* Goal of the exercise
Starting with the first line of the data below, copy each line up to and including the one containing "for (let t = 0;". Pictures stay out.

- - - - -

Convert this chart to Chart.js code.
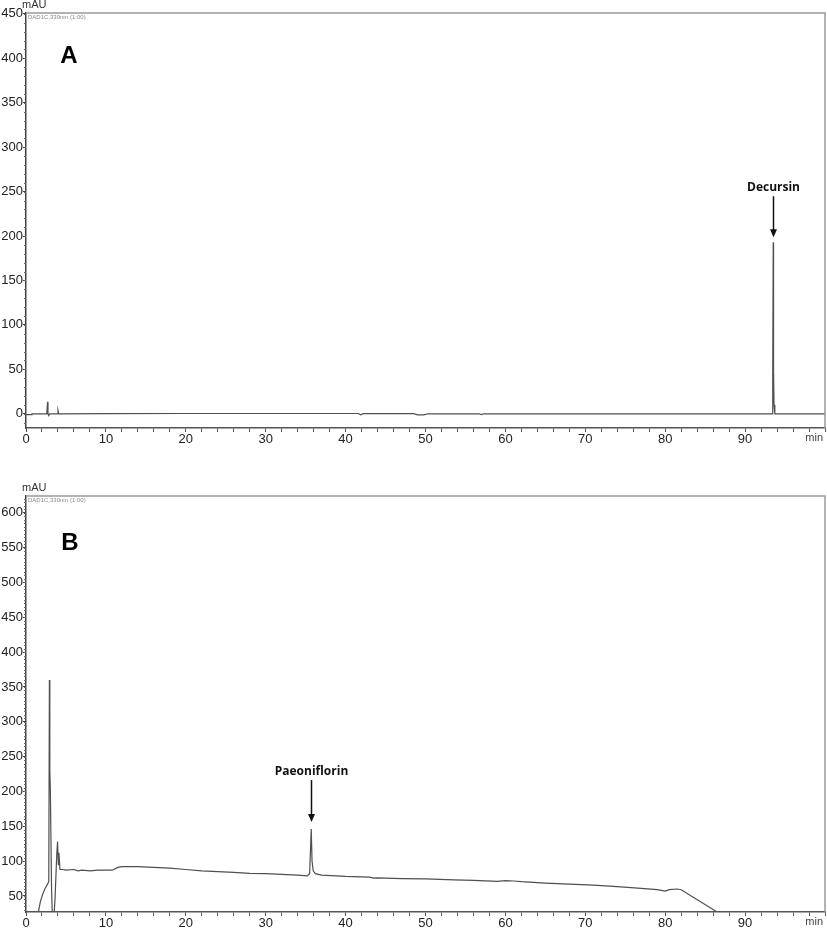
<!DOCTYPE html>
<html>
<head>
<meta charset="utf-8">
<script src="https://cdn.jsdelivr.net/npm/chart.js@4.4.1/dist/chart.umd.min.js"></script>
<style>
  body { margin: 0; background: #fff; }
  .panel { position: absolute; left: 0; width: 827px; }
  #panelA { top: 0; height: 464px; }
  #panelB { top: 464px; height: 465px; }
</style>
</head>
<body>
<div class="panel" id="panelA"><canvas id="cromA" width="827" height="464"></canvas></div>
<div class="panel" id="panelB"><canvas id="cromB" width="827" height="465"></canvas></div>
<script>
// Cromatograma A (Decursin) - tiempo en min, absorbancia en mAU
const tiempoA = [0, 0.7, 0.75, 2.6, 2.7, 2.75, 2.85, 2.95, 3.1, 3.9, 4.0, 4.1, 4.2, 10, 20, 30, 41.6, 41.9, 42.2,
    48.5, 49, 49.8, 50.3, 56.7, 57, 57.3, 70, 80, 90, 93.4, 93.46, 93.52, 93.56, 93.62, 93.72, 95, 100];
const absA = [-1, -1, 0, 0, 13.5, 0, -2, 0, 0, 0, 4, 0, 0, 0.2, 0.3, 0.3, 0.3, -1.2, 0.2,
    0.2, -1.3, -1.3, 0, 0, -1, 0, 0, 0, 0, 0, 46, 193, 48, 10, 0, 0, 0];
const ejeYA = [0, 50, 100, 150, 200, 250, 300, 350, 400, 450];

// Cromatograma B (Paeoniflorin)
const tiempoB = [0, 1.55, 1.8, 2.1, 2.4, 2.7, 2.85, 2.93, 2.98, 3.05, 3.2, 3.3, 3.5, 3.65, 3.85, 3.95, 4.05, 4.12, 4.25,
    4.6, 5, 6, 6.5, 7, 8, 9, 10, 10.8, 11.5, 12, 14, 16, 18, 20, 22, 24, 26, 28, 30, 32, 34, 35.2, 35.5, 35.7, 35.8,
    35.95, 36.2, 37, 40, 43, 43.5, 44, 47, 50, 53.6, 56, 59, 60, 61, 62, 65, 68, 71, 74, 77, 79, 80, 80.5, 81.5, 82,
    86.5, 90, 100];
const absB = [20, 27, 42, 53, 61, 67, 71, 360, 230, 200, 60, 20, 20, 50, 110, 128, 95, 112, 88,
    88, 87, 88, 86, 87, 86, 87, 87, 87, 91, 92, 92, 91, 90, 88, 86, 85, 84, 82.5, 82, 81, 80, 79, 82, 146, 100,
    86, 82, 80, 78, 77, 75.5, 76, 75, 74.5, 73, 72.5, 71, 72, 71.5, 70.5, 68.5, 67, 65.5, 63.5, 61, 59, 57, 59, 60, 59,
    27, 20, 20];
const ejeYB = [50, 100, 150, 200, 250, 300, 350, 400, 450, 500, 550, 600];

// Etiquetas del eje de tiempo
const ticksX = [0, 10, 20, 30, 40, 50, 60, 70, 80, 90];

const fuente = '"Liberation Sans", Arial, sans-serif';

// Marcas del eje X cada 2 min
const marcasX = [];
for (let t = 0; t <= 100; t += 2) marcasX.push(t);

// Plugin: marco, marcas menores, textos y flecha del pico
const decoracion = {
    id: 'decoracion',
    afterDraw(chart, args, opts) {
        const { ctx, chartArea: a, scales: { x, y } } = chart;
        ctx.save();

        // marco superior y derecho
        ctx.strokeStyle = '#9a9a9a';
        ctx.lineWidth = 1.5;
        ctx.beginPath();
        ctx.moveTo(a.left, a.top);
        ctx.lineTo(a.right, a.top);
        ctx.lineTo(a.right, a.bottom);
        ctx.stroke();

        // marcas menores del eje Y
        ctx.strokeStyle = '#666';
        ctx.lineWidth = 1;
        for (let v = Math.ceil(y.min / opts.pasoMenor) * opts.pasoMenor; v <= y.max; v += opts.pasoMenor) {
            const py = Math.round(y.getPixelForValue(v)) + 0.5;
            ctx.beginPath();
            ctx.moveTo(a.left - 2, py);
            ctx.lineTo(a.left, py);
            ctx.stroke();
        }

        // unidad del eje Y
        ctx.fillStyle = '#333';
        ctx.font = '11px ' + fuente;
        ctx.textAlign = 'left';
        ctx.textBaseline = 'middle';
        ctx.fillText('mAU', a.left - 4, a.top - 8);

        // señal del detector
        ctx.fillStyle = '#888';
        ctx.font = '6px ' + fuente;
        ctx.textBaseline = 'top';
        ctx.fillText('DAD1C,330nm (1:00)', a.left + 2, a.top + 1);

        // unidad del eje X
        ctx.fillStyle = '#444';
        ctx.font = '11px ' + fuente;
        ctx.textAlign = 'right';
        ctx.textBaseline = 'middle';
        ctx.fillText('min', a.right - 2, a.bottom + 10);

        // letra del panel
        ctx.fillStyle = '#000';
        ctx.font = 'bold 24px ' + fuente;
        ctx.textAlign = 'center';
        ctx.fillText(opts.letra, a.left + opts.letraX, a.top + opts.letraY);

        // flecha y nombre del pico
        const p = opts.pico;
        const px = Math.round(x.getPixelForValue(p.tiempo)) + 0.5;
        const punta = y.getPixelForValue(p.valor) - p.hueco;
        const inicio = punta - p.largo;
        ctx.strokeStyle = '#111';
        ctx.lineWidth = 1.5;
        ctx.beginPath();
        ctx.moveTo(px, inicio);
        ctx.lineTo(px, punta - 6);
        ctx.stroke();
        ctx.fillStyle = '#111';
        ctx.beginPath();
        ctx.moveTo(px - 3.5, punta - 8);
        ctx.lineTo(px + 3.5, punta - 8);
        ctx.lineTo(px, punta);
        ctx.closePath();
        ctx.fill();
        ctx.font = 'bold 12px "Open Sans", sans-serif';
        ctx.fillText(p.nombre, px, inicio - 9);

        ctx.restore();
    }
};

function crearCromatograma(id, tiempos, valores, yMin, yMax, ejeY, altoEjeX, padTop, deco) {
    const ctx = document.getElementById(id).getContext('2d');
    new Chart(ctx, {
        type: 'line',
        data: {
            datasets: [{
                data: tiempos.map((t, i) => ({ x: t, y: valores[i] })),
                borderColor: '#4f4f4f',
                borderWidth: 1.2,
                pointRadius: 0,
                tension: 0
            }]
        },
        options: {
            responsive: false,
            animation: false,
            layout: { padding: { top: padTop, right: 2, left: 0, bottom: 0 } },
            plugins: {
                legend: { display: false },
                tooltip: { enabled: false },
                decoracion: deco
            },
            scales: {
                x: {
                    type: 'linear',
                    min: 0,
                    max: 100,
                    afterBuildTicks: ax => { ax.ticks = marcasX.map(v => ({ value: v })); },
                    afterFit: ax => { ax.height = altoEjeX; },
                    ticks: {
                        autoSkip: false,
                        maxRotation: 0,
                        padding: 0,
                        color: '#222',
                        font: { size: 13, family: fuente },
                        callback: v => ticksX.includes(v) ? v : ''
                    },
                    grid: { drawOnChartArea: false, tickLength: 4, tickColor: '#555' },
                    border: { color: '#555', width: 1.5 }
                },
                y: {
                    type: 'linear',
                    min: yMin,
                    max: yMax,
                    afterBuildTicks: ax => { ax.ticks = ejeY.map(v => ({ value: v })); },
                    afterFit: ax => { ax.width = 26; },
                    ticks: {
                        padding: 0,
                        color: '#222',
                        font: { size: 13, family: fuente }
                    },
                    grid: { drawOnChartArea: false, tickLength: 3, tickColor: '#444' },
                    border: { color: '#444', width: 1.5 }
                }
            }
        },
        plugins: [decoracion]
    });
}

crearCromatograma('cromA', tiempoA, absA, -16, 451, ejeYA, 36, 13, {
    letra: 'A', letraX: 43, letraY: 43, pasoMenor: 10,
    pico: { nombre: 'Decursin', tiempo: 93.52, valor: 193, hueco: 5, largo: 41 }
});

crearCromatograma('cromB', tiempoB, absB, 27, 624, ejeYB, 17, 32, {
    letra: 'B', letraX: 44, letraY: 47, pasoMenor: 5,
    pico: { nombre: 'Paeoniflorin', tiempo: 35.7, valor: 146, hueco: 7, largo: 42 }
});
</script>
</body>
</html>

- - - - -

* Solution
Convert this chart to Chart.js code.
<!DOCTYPE html>
<html>
<head>
<meta charset="utf-8">
<script src="https://cdn.jsdelivr.net/npm/chart.js@4.4.1/dist/chart.umd.min.js"></script>
<style>
  body { margin: 0; background: #fff; }
  .panel { position: absolute; left: 0; width: 827px; }
  #panelA { top: 0; height: 464px; }
  #panelB { top: 464px; height: 465px; }
</style>
</head>
<body>
<div class="panel" id="panelA"><canvas id="cromA" width="827" height="464"></canvas></div>
<div class="panel" id="panelB"><canvas id="cromB" width="827" height="465"></canvas></div>
<script>
// Cromatograma A (Decursin) - tiempo en min, absorbancia en mAU
const tiempoA = [0, 0.7, 0.75, 2.6, 2.7, 2.75, 2.85, 2.95, 3.1, 3.9, 4.0, 4.1, 4.2, 10, 20, 30, 41.6, 41.9, 42.2,
    48.5, 49, 49.8, 50.3, 56.7, 57, 57.3, 70, 80, 90, 93.4, 93.46, 93.52, 93.56, 93.62, 93.72, 95, 100];
const absA = [-1, -1, 0, 0, 13.5, 0, -2, 0, 0, 0, 4, 0, 0, 0.2, 0.3, 0.3, 0.3, -1.2, 0.2,
    0.2, -1.3, -1.3, 0, 0, -1, 0, 0, 0, 0, 0, 46, 193, 48, 10, 0, 0, 0];
const ejeYA = [0, 50, 100, 150, 200, 250, 300, 350, 400, 450];

// Cromatograma B (Paeoniflorin)
const tiempoB = [0, 1.55, 1.8, 2.1, 2.4, 2.7, 2.85, 2.93, 2.98, 3.05, 3.2, 3.3, 3.5, 3.65, 3.85, 3.95, 4.05, 4.12, 4.25,
    4.6, 5, 6, 6.5, 7, 8, 9, 10, 10.8, 11.5, 12, 14, 16, 18, 20, 22, 24, 26, 28, 30, 32, 34, 35.2, 35.5, 35.7, 35.8,
    35.95, 36.2, 37, 40, 43, 43.5, 44, 47, 50, 53.6, 56, 59, 60, 61, 62, 65, 68, 71, 74, 77, 79, 80, 80.5, 81.5, 82,
    86.5, 90, 100];
const absB = [20, 27, 42, 53, 61, 67, 71, 360, 230, 200, 60, 20, 20, 50, 110, 128, 95, 112, 88,
    88, 87, 88, 86, 87, 86, 87, 87, 87, 91, 92, 92, 91, 90, 88, 86, 85, 84, 82.5, 82, 81, 80, 79, 82, 146, 100,
    86, 82, 80, 78, 77, 75.5, 76, 75, 74.5, 73, 72.5, 71, 72, 71.5, 70.5, 68.5, 67, 65.5, 63.5, 61, 59, 57, 59, 60, 59,
    27, 20, 20];
const ejeYB = [50, 100, 150, 200, 250, 300, 350, 400, 450, 500, 550, 600];

// Etiquetas del eje de tiempo
const ticksX = [0, 10, 20, 30, 40, 50, 60, 70, 80, 90];

const fuente = '"Liberation Sans", Arial, sans-serif';

// Marcas del eje X cada 2 min
const marcasX = [];
for (let t = 0; t <= 100; t += 2) marcasX.push(t);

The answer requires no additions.